Plots with Guns
Anthony Neil Smith, . . Dennis McMillan, $30 (326pp) ISBN 978-0-939767-51-9
The short-lived e-zine from which this anthology takes its title specialized in firearm-fueled crime fiction. Smith has culled 24 of its best, and though a few seem stray shots, most hit their targets as bulls-eyes. Eddie Muller's "Wanda Wilcox Is Trapped" is a steamy slice of period Hollywood sleaze in which a gun factors into a declining starlet's rendezvous with her tawdry fate.

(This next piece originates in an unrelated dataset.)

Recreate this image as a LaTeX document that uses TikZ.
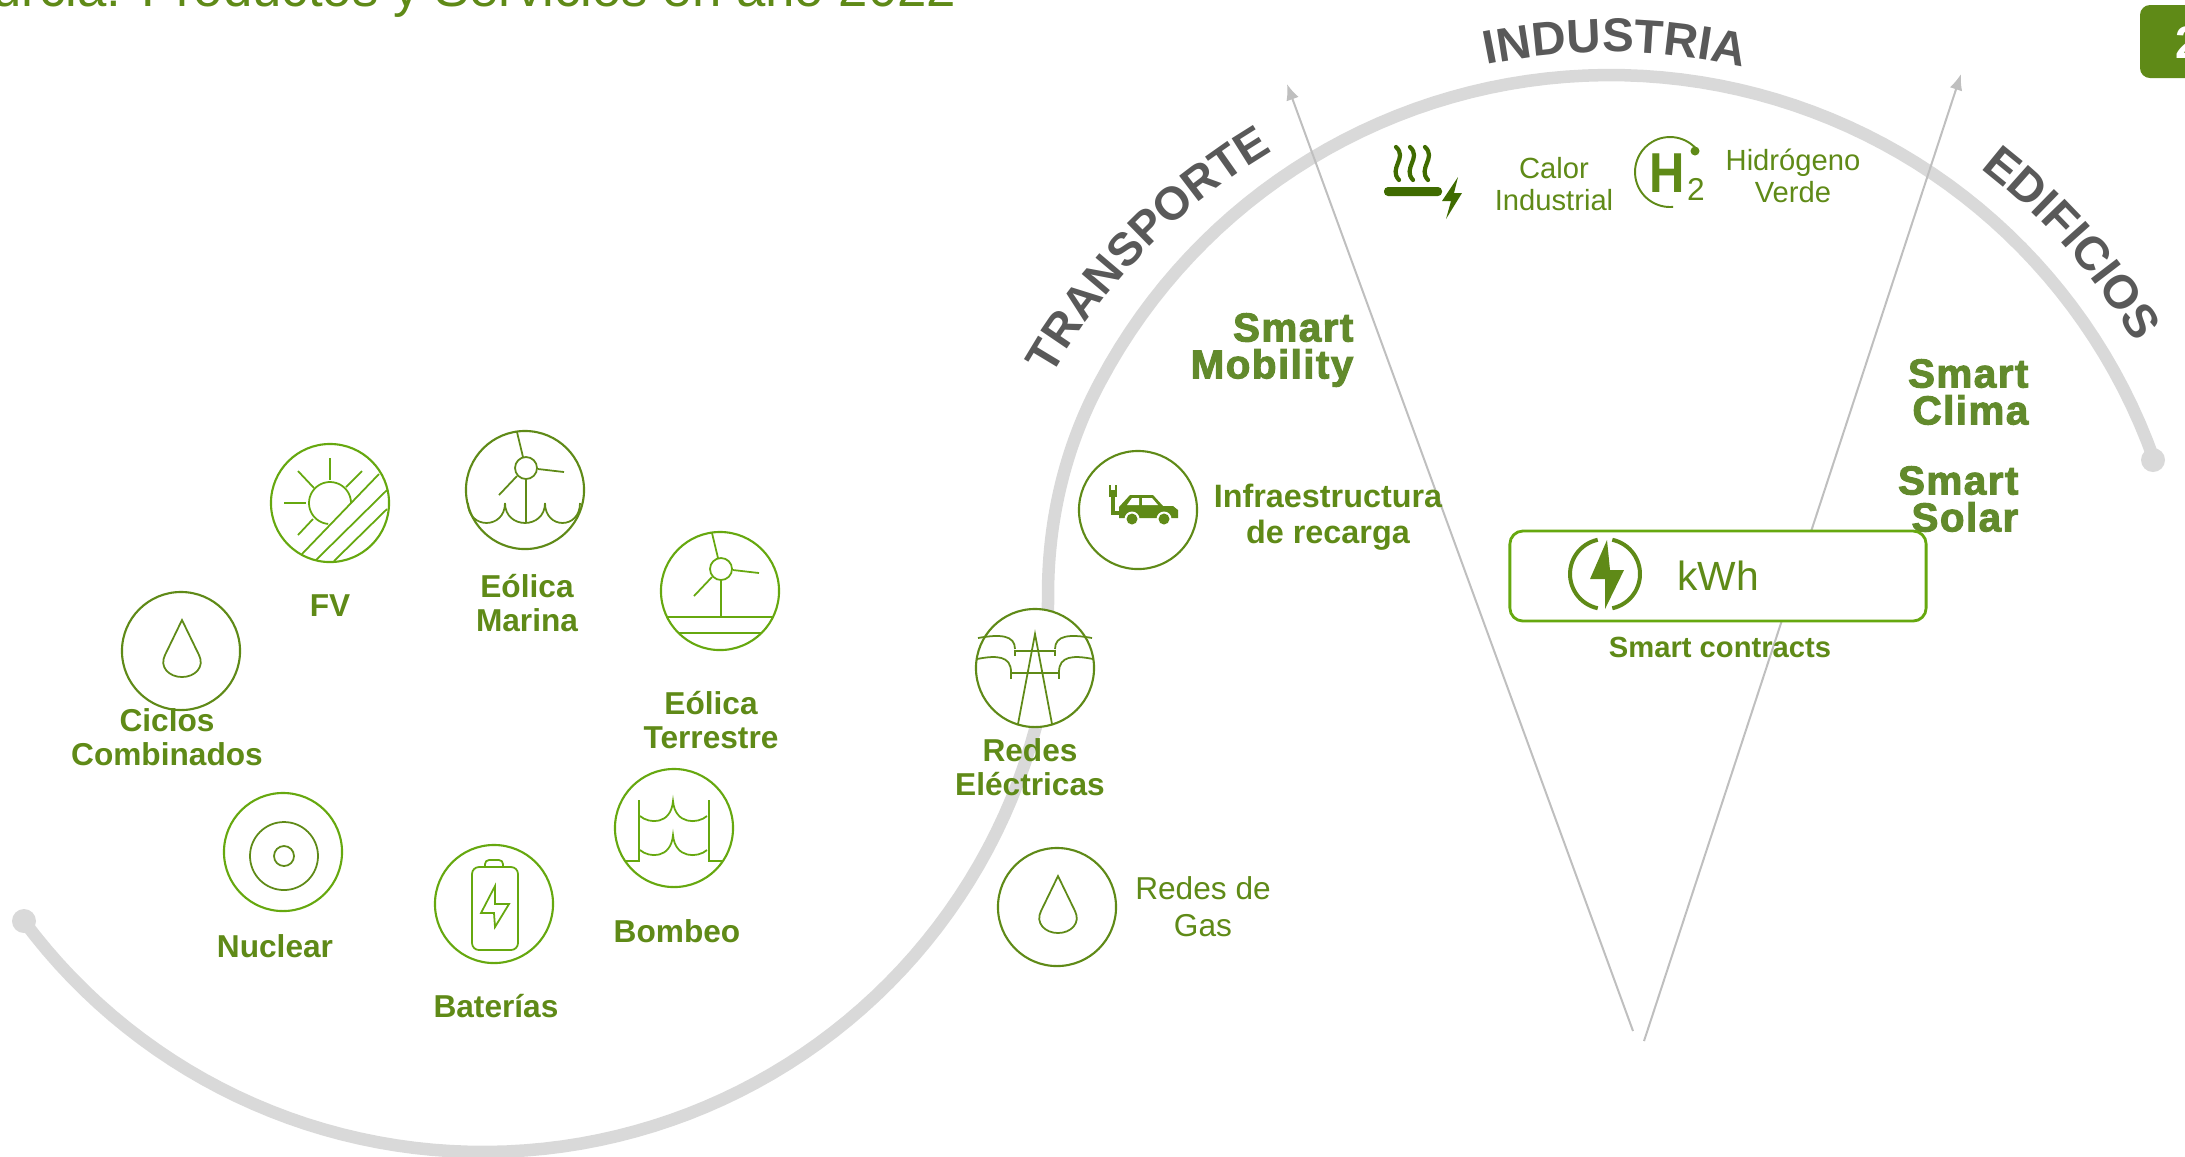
\documentclass[tikz,border=0pt]{standalone}
\usepackage{fontspec}
\usepackage{xcolor}
\usetikzlibrary{arrows.meta}
\usetikzlibrary{decorations.text}
\setmainfont{Liberation Sans}
\newfontfamily\smartfont[FakeBold=2.5,LetterSpace=3.5]{Liberation Sans Bold}
\definecolor{labelgreen}{HTML}{5F8A17}
\definecolor{ringgreen}{HTML}{66A80F}
\definecolor{heatgreen}{HTML}{3F6B00}
\definecolor{smartgreen}{HTML}{628A2C}
\definecolor{arcgrey}{HTML}{D9D9D9}
\definecolor{linegrey}{HTML}{BFBFBF}
\definecolor{wordgrey}{HTML}{595959}
\tikzset{
  iconring/.style={circle,draw=ringgreen,fill=white,line width=0.6pt,minimum size=1.18cm,inner sep=0pt},
  darkring/.style={iconring,draw=labelgreen},
  iconlight/.style={line width=0.5pt,color=ringgreen},
  icondark/.style={line width=0.5pt,color=labelgreen},
  boldlabel/.style={text=labelgreen,font=\bfseries\fontsize{9}{9.75}\selectfont,align=center,inner sep=0pt},
  plainlabel/.style={text=labelgreen,font=\fontsize{8.3}{9.1}\selectfont,align=center,inner sep=0pt},
  smartlabel/.style={text=smartgreen,font=\smartfont\fontsize{11.5}{10.5}\selectfont,align=right,inner sep=0pt},
  sectorline/.style={linegrey,line width=0.02cm,-{Latex[length=0.16cm,width=0.13cm]}},
}
\newcommand{\bowl}[4]{\draw (#1,#3) .. controls (#1,{#3+1.33*(#4-#3)}) and (#2,{#3+1.33*(#4-#3)}) .. (#2,#3);}
\newcommand{\droplet}{\draw (1,-31) -- (-16,4) .. controls (-22,16) and (-12,26) .. (1,26) .. controls (14,26) and (24,16) .. (18,4) -- cycle;}
\newcommand{\turbine}{
  \draw (1,-22) circle[radius=11];
  \draw (1,-11) -- (1,26);
  \draw (-2,-33) -- (-8,-58);
  \draw (13,-21) -- (39,-18);
  \draw (-8,-14) -- (-26,5);
}
\begin{document}
\begin{tikzpicture}[x=0.01cm,y=-0.01cm]
\useasboundingbox (0,0) rectangle (2185,1156);

% title and page mark, both cut by the page
\node (titletext) [anchor=base east,inner sep=0pt,text=labelgreen,font=\fontsize{15}{15}\selectfont] at (957,6) {urcia: Productos y Servicios en año 2022};
\fill[labelgreen,rounded corners=0.1cm] (2140,5) rectangle (2260,78);
\node (pagemark) [anchor=west,inner sep=0pt,text=white,font=\bfseries\fontsize{13}{13}\selectfont] at (2175,43) {2};

% the big grey curve
\draw[arcgrey,line width=0.125cm,line cap=round]
  plot[domain=340.5:208,samples=70] ({1610+577*cos(\x)},{652+577*sin(\x)})
  .. controls (1065,447) and (1048,520) .. (1048,595)
  .. controls (1048,640) and (1047,685) .. (1035.5,728)
  -- plot[domain=15:143.4,samples=70] ({483+572*cos(\x)},{580+572*sin(\x)});
\fill[arcgrey] (24,921) circle[radius=12];
\fill[arcgrey] (2153,460) circle[radius=12];

% sector lines
\coordinate (baseleft) at (1633,1031);
\coordinate (tipleft) at (1287,84);
\coordinate (baseright) at (1644,1041);
\coordinate (tipright) at (1961,74);
\draw[sectorline] (baseleft) -- (tipleft);
\draw[sectorline] (baseright) -- (tipright);

% words on the curve
\path[decorate,decoration={text along path,text align=center,text={|\bfseries\fontsize{13.2}{15}\selectfont\color{wordgrey}|TRANSPORTE}}]
  plot[domain=204.5:244.5,samples=40] ({1586+615*cos(\x)},{680+615*sin(\x)});
\path[decorate,decoration={text along path,text align=center,text={|\bfseries\fontsize{13.5}{15}\selectfont\color{wordgrey}|INDUSTRIA}}]
  plot[domain=250:291,samples=40] ({1610+600*cos(\x)},{652+600*sin(\x)});
\path[decorate,decoration={text along path,text align=center,text={|\bfseries\fontsize{13.4}{15}\selectfont\color{wordgrey}|EDIFICIOS}}]
  plot[domain=302:335,samples=40] ({1610+609*cos(\x)},{652+609*sin(\x)});

% generation
\node (ciclos) [darkring] at (181,651) {};
\node (fv) [iconring] at (330,503) {};
\node (marina) [darkring] at (525,490) {};
\node (terrestre) [iconring] at (720,591) {};
\node (nuclear) [iconring] at (283,852) {};
\node (baterias) [iconring] at (494,904) {};
\node (bombeo) [iconring] at (674,828) {};

\begin{scope}[shift={(ciclos)},icondark]
\droplet
\end{scope}

\begin{scope}[shift={(fv)},iconlight]
\draw plot[domain=0:-265,samples=40] ({21*cos(\x)},{21*sin(\x)});
\draw (0,-45) -- (0,-23);
\draw (-32,-32) -- (-16,-15);
\draw (32,-32) -- (16,-16);
\draw (-46,0) -- (-24,0);
\draw (-32,32) -- (-17,16);
\draw (49,-29) -- (-28,51);
\draw (57,-13) -- (-14,57);
\draw (57,6) -- (4,58);
\end{scope}

\begin{scope}[shift={(marina)},icondark]
\turbine
\draw (1,26) -- (1,33);
\bowl{-57}{-20}{13}{33}
\bowl{-20}{20}{13}{33}
\bowl{20}{55}{13}{33}
\end{scope}

\begin{scope}[shift={(terrestre)},iconlight]
\turbine
\draw (-53,26) -- (53,26);
\draw (-41,42) -- (41,42);
\end{scope}

\begin{scope}[shift={(nuclear)},icondark]
\draw (1,4) circle[radius=34];
\draw (1,4) circle[radius=10];
\end{scope}

\begin{scope}[shift={(baterias)},iconlight]
\draw[rounded corners=0.07cm] (-22,-37) rectangle (24,46);
\draw[rounded corners=0.04cm] (-9,-37) -- (-9,-44) -- (9,-44) -- (9,-37);
\draw (1,-18) -- (-13,9) -- (0,9) -- (1,23) -- (15,0) -- (1,0) -- cycle;
\end{scope}

\begin{scope}[shift={(bombeo)},iconlight]
\draw (-35,-28) -- (-35,33) -- (-49,33);
\draw (35,-28) -- (35,33) -- (49,33);
\draw (-34,-12) .. controls (-25,-4) and (-3,-3) .. (-1,-27) .. controls (1,-3) and (24,-4) .. (33,-12);
\draw (-34,22) .. controls (-25,30) and (-3,31) .. (-1,7) .. controls (1,31) and (24,30) .. (33,22);
\end{scope}

\node (ciclostext) [boldlabel] at (167,737) {Ciclos\\Combinados};
\node (fvtext) [boldlabel] at (330,606) {FV};
\node (marinatext) [boldlabel] at (527,603) {Eólica\\Marina};
\node (terrestretext) [boldlabel] at (711,720) {Eólica\\Terrestre};
\node (nucleartext) [boldlabel] at (275,946) {Nuclear};
\node (bateriastext) [boldlabel] at (496,1006) {Baterías};
\node (bombeotext) [boldlabel] at (677,931) {Bombeo};

% networks
\node (redes) [darkring] at (1035,668) {};
\node (gas) [darkring] at (1057,907) {};
\node (recarga) [darkring] at (1138,510) {};

\begin{scope}[shift={(redes)},icondark]
\draw (-17,56) -- (0,-34) -- (17,56);
\draw (-20,-12) -- (-20,-17) -- (20,-17) -- (20,-12);
\draw (-24,11) -- (-24,5) -- (24,5) -- (24,11);
\draw (-57,-30) .. controls (-35,-34) and (-20,-33) .. (-20,-19);
\draw (57,-30) .. controls (35,-34) and (20,-33) .. (20,-19);
\draw (-58,-9) .. controls (-38,-13) and (-24,-12) .. (-24,4);
\draw (58,-9) .. controls (38,-13) and (24,-12) .. (24,4);
\end{scope}

\begin{scope}[shift={(gas)},icondark]
\droplet
\end{scope}

\begin{scope}[shift={(recarga)}]
\fill[labelgreen] (-19,8) -- (-19,-3) -- (-8,-15) -- (15,-15) -- (25,-4) -- (35,-4) -- (40,0) -- (40,8) -- cycle;
\fill[white] (-11,-5) -- (-6,-12) -- (1,-12) -- (1,-5) -- cycle;
\fill[white] (4,-12) -- (14,-12) -- (20,-5) -- (4,-5) -- cycle;
\fill[white] (-6,9) circle[radius=7.5];
\fill[white] (26,9) circle[radius=7.5];
\fill[labelgreen] (-6,9) circle[radius=5.5];
\fill[labelgreen] (26,9) circle[radius=5.5];
\fill[labelgreen] (-29,-20) rectangle (-21,-13);
\draw[labelgreen,line width=0.6pt] (-28,-25) -- (-28,-20);
\draw[labelgreen,line width=0.6pt] (-22,-25) -- (-22,-20);
\draw[labelgreen,line width=1.1pt] (-25,-13) -- (-25,3) -- (-19,3);
\end{scope}

\node (redestext) [boldlabel] at (1030,767) {Redes\\Eléctricas};
\node (gastext) [plainlabel,font=\fontsize{9}{10.5}\selectfont] at (1203,907) {Redes de\\Gas};
\node (recargatext) [boldlabel,font=\bfseries\fontsize{9.2}{10.2}\selectfont] at (1328,517) {Infraestructura\\de recarga};

% smart words
\node (mobility) [smartlabel,anchor=east] at (1354,350) {Smart\\Mobility};
\node (clima) [smartlabel,anchor=east] at (2029,392) {Smart\\Clima};
\node (solar) [smartlabel,anchor=east] at (2019,499) {Smart\\Solar};

% heat and hydrogen
\fill[heatgreen,rounded corners=0.04cm] (1384,187) rectangle (1442,196);
\foreach \wavex in {1398,1412,1427}{
  \draw[heatgreen,line width=1.2pt,line cap=round] (\wavex-2,147) .. controls (\wavex+10,158) and (\wavex-10,168) .. (\wavex+1,180);
}
\fill[heatgreen] (1458,177) -- (1442,201) -- (1451,201) -- (1446,219) -- (1462,193) -- (1454,193) -- cycle;
\node (calortext) [plainlabel] at (1554,184) {Calor\\Industrial};

\draw[labelgreen,line width=0.55pt] plot[domain=-40:-275,samples=50] ({1670+35*cos(\x)},{172+35*sin(\x)});
\fill[labelgreen] (1695,151) circle[radius=4.5];
\node (hletter) [inner sep=0pt,text=labelgreen,font=\bfseries\fontsize{16}{16}\selectfont] at (1667.5,173.5) {\scalebox{0.87}[1]{H}};
\node (htwo) [inner sep=0pt,text=labelgreen,font=\fontsize{9}{9}\selectfont] at (1696,189) {2};
\node (hidrogenotext) [plainlabel] at (1793,176) {Hidrógeno\\Verde};

% contracts
\node (kwhbox) [draw=ringgreen,fill=white,line width=0.8pt,rounded corners=0.13cm,minimum width=4.16cm,minimum height=0.9cm,inner sep=0pt,text=labelgreen,font=\fontsize{11.6}{11.6}\selectfont] at (1718,576) {kWh};
\fill[labelgreen] (1607,540) -- (1590,579) -- (1605,579) -- (1605,609) -- (1624,570) -- (1610,570) -- cycle;
\draw[labelgreen,line width=0.04cm] plot[domain=-78:78,samples=30] ({1605+35*cos(\x)},{574+35*sin(\x)});
\draw[labelgreen,line width=0.04cm] plot[domain=102:258,samples=30] ({1605+35*cos(\x)},{574+35*sin(\x)});
\node (contractstext) [boldlabel,font=\bfseries\fontsize{8.3}{9}\selectfont] at (1720,647) {Smart contracts};
\end{tikzpicture}
\end{document}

In Jim Nisbet's "Brian's Story," a pistol concealed in a car serves as a touchstone for a beautifully narrated memory tale of a white-trash kid's revenge against the pusher who sold his older brother a fatal dose of heroin. The contemplative approach of these stories is counterbalanced by Kevin James Miller's "Stealing Klatzman's Diary," a morbidly amusing caper with a Shakespearean body count in which two small-time thieves play crime kingpins and federal investigators against one another. Deceptively simple tales in which the gunplay is just part of a larger moral drama include Robert Skinner's "Spanish Luck" and Sean Doolittle's "Worth." At their best, these stories demonstrate the breadth and creative reach of the modern hard-boiled tale.